Beginning on Good Friday and ending on Easter Saturday  ~

“I desire that during these nine days you bring souls to the fountain of My mercy, that they may draw therefrom strength and refreshment and whatever graces they need in the hardships of life and, especially at the hour of death.

“On each day you will bring to My Heart a different group of souls, and you will immerse them in this ocean of My mercy, and I will bring all these souls into the house of My Father. You will do this in this life and in the next. I will deny nothing to any soul whom you will bring to the fount of My mercy. On each day you will beg My Father, on the strength of My bitter Passion, for graces for these souls.”

“I answered, ‘Jesus, I do not know how to make this novena or which souls to bring first into Your Most Compassionate Heart.’ Jesus replied that He would tell me which souls to bring each day into His Heart.” (Diary, 1209)
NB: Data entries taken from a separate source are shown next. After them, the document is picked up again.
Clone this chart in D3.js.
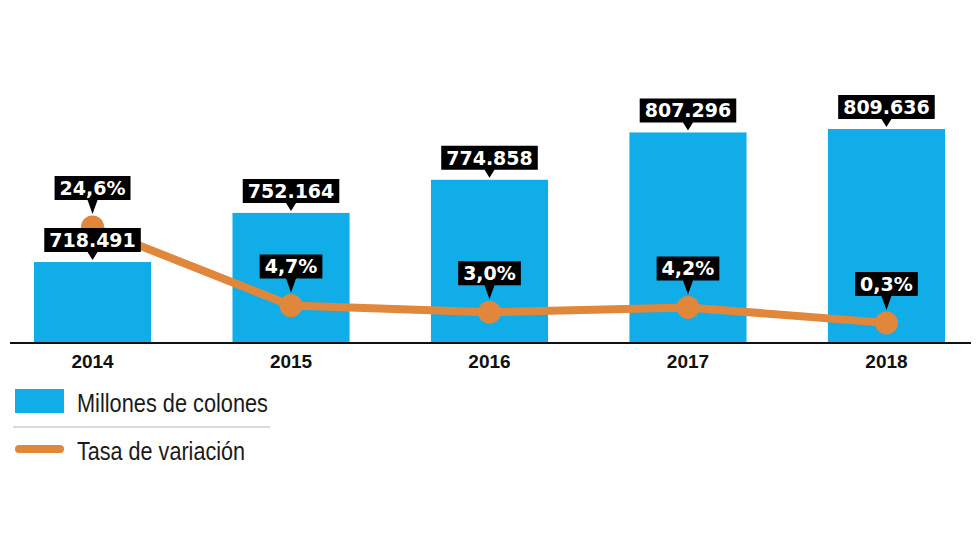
<!DOCTYPE html>
<html><head><meta charset="utf-8">
<script src="https://cdn.jsdelivr.net/npm/d3@7"></script>
<style>html,body{margin:0;padding:0;background:#fff;}svg{display:block;}</style>
</head><body>
<svg id="chart" width="980" height="555"></svg>
<script>
const years = ["2014","2015","2016","2017","2018"];
const amounts = [718491, 752164, 774858, 807296, 809636];
const amountLabels = ["718.491","752.164","774.858","807.296","809.636"];
const rates = [24.6, 4.7, 3.0, 4.2, 0.3];
const rateLabels = ["24,6%","4,7%","3,0%","4,2%","0,3%"];
const legendLabels = ["Millones de colones","Tasa de variación"];

const BLUE = "#10ADE8", ORANGE = "#E0873C";
const svg = d3.select("#chart");
const baseY = 343;

const x = d3.scaleBand().domain(years).range([34, 945]).paddingInner(0.41).paddingOuter(0);
const yBar = d3.scaleLinear().domain([663000, 810000]).range([baseY, 128.5]);
const yLine = d3.scaleLinear().domain([-4.8, 24.6]).range([baseY, 227]);
const cx = d => x(d) + x.bandwidth() / 2;

// bars
svg.append("g").selectAll("rect").data(years).join("rect")
  .attr("x", d => x(d)).attr("width", x.bandwidth())
  .attr("y", (d, i) => yBar(amounts[i]))
  .attr("height", (d, i) => baseY - yBar(amounts[i]))
  .attr("fill", BLUE);

// axis
const axis = d3.axisBottom(x).tickSize(0).tickPadding(10);
const ag = svg.append("g").attr("transform", `translate(0,${baseY})`).call(axis);
ag.select(".domain").remove();
ag.selectAll("text").attr("font-family", "'Liberation Sans', Arial, sans-serif")
  .attr("font-weight", "bold").attr("font-size", 19).attr("fill", "#111")
  .attr("dy", "0.72em").attr("y", 11);
svg.append("line").attr("x1", 10).attr("x2", 971).attr("y1", baseY).attr("y2", baseY)
  .attr("stroke", "#111").attr("stroke-width", 2.2);

// line
const line = d3.line().x(d => cx(d.year)).y(d => yLine(d.v));
const pts = years.map((y, i) => ({year: y, v: rates[i]}));
svg.append("path").datum(pts).attr("d", line).attr("fill", "none")
  .attr("stroke", ORANGE).attr("stroke-width", 8).attr("stroke-linejoin", "round");
svg.append("g").selectAll("circle").data(pts).join("circle")
  .attr("cx", d => cx(d.year)).attr("cy", d => yLine(d.v)).attr("r", 11.5).attr("fill", ORANGE);

// callout labels
function callout(g, text, cxp, tipY, boxBottom, h) {
  const t = g.append("text").text(text)
    .attr("font-family", "'DejaVu Sans', sans-serif").attr("font-weight", "bold")
    .attr("font-size", 19).attr("fill", "#fff").attr("text-anchor", "middle")
    .attr("x", cxp).attr("y", boxBottom - h / 2).attr("dy", "0.36em");
  const w = t.node().getComputedTextLength() + 10;
  g.insert("path", "text")
    .attr("d", `M${cxp - w / 2},${boxBottom - h} h${w} v${h} H${cxp + 5} L${cxp},${tipY} L${cxp - 5},${boxBottom} H${cxp - w / 2} Z`)
    .attr("fill", "#000");
}
const lg = svg.append("g");
years.forEach((y, i) => {
  const top = yBar(amounts[i]);
  callout(lg.append("g"), amountLabels[i], cx(y), top - 2, top - 10, 24);
  const c = yLine(rates[i]);
  callout(lg.append("g"), rateLabels[i], cx(y), c - 13, c - 27, 24);
});

// legend
const leg = svg.append("g");
leg.append("rect").attr("x", 15).attr("y", 389).attr("width", 49).attr("height", 24).attr("fill", BLUE);
leg.append("line").attr("x1", 13).attr("x2", 270).attr("y1", 427).attr("y2", 427)
  .attr("stroke", "#cfcfcf").attr("stroke-width", 1.5);
leg.append("line").attr("x1", 19).attr("x2", 60).attr("y1", 449).attr("y2", 449)
  .attr("stroke", ORANGE).attr("stroke-width", 8).attr("stroke-linecap", "round");
const lt = [[legendLabels[0], 412, 191], [legendLabels[1], 460, 168]];
lt.forEach(([s, by, w]) => {
  leg.append("text").text(s).attr("x", 77).attr("y", by)
    .attr("font-family", "'Liberation Sans Narrow', 'Liberation Sans', Arial, sans-serif")
    .attr("font-size", 26).attr("fill", "#1a1a1a")
    .attr("textLength", w).attr("lengthAdjust", "spacingAndGlyphs");
});
</script>
</body></html>
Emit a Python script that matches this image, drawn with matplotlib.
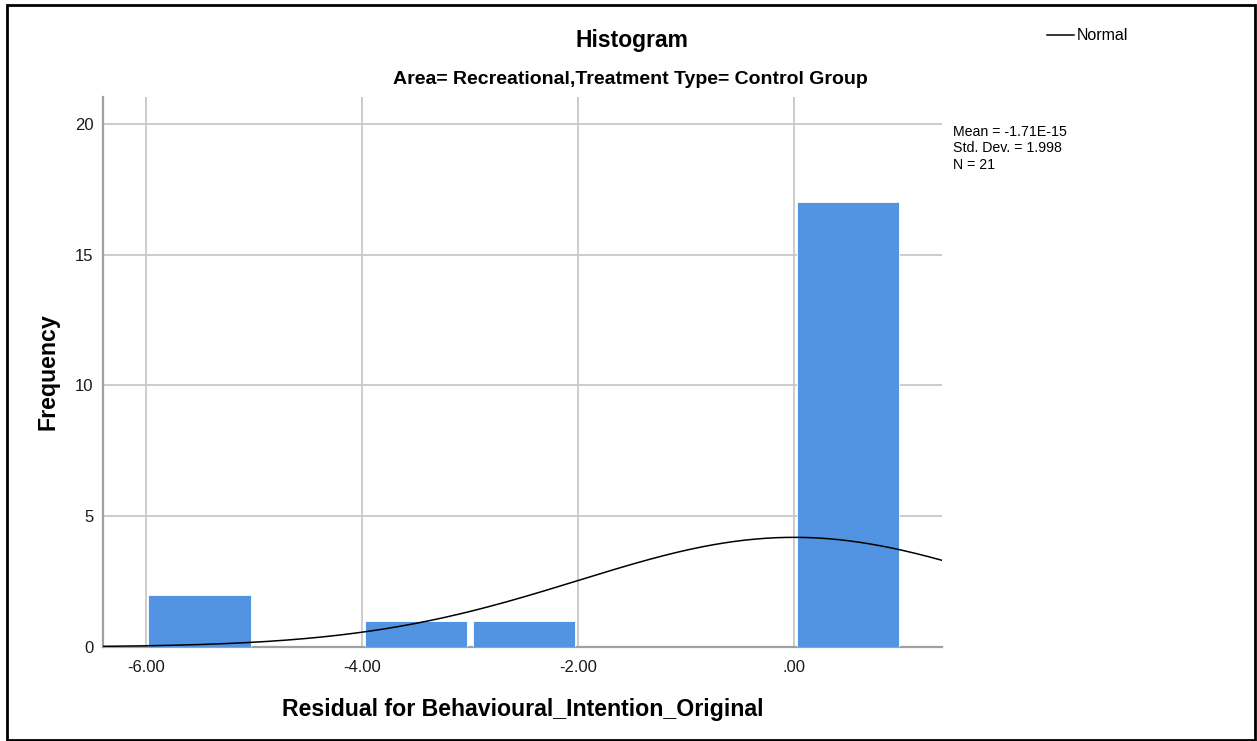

[Starting tomorrow, we will begin posting each day’s Novena prayers.]

DAILY PRAYER REQUESTS

Please feel free to post your prayer request for today as a comment to this post. Your needs and intentions will be included in our daily offerings throughout the day and at the 3 o’clock hour for Divine Mercy, and your requests will be personally offered to our Heavenly Father, having faith in the words our Lord spoke to Saint Faustina, “Through the chaplet you will obtain everything, if what you ask for is compatible with My will.” (Diary, 1731)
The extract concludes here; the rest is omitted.